EXERCISE PROMPT: Among the lines below, how many carry the string "that"? Reply with a number and nothing else.

EXCERPTED DATA:
____
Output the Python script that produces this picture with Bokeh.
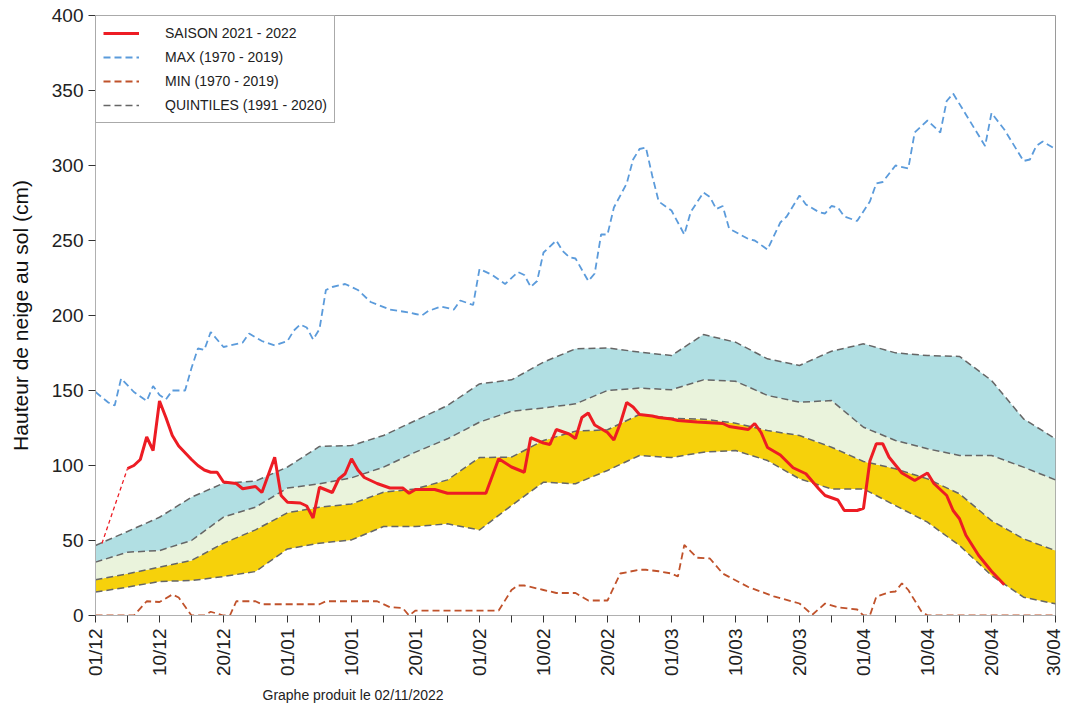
____
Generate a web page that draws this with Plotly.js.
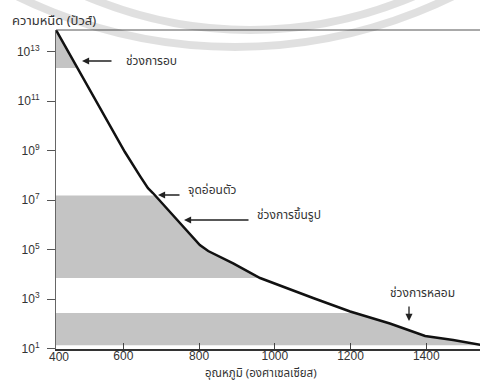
____
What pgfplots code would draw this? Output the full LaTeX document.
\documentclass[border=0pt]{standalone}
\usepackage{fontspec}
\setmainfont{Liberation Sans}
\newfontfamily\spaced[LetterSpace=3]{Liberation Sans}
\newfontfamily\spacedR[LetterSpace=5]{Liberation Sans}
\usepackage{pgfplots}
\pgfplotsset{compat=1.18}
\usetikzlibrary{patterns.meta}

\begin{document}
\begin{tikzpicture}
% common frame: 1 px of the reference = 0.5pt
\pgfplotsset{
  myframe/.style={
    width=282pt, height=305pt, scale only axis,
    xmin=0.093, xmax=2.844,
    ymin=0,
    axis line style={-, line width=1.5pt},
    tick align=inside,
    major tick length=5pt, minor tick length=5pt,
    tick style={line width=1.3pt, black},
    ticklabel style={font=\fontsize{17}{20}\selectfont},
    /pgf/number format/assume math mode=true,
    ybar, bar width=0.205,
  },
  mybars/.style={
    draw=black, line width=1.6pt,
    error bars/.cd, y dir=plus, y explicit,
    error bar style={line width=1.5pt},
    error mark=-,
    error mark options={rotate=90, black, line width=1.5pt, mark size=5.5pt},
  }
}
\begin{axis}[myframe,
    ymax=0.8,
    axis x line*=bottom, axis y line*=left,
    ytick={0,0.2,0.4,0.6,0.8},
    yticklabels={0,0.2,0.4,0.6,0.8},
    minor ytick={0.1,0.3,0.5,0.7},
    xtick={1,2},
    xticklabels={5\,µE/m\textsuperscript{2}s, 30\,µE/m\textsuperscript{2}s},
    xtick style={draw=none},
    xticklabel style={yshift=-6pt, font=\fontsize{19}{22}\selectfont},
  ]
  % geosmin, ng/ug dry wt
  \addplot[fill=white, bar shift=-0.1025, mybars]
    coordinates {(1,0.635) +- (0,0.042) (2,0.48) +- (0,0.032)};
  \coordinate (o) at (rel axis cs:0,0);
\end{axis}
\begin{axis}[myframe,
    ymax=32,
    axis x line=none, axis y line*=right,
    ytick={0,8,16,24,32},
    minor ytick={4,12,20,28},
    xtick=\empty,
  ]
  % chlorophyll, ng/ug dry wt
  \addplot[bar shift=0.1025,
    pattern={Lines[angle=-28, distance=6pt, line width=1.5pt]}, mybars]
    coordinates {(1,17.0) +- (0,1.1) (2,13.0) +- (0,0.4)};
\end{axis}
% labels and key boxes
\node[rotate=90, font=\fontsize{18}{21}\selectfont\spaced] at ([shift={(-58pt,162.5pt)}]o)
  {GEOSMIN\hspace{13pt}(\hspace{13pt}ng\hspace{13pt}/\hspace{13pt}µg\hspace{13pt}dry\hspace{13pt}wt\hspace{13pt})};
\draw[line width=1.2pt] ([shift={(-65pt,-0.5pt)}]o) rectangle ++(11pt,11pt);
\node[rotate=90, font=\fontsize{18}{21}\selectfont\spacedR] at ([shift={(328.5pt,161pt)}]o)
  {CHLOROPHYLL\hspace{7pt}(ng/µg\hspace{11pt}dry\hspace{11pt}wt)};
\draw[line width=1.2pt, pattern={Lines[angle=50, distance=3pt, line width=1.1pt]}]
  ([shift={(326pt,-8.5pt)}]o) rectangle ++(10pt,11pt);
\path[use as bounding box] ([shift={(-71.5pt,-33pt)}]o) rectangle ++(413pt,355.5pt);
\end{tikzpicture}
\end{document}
____
TASK ANSWER: 2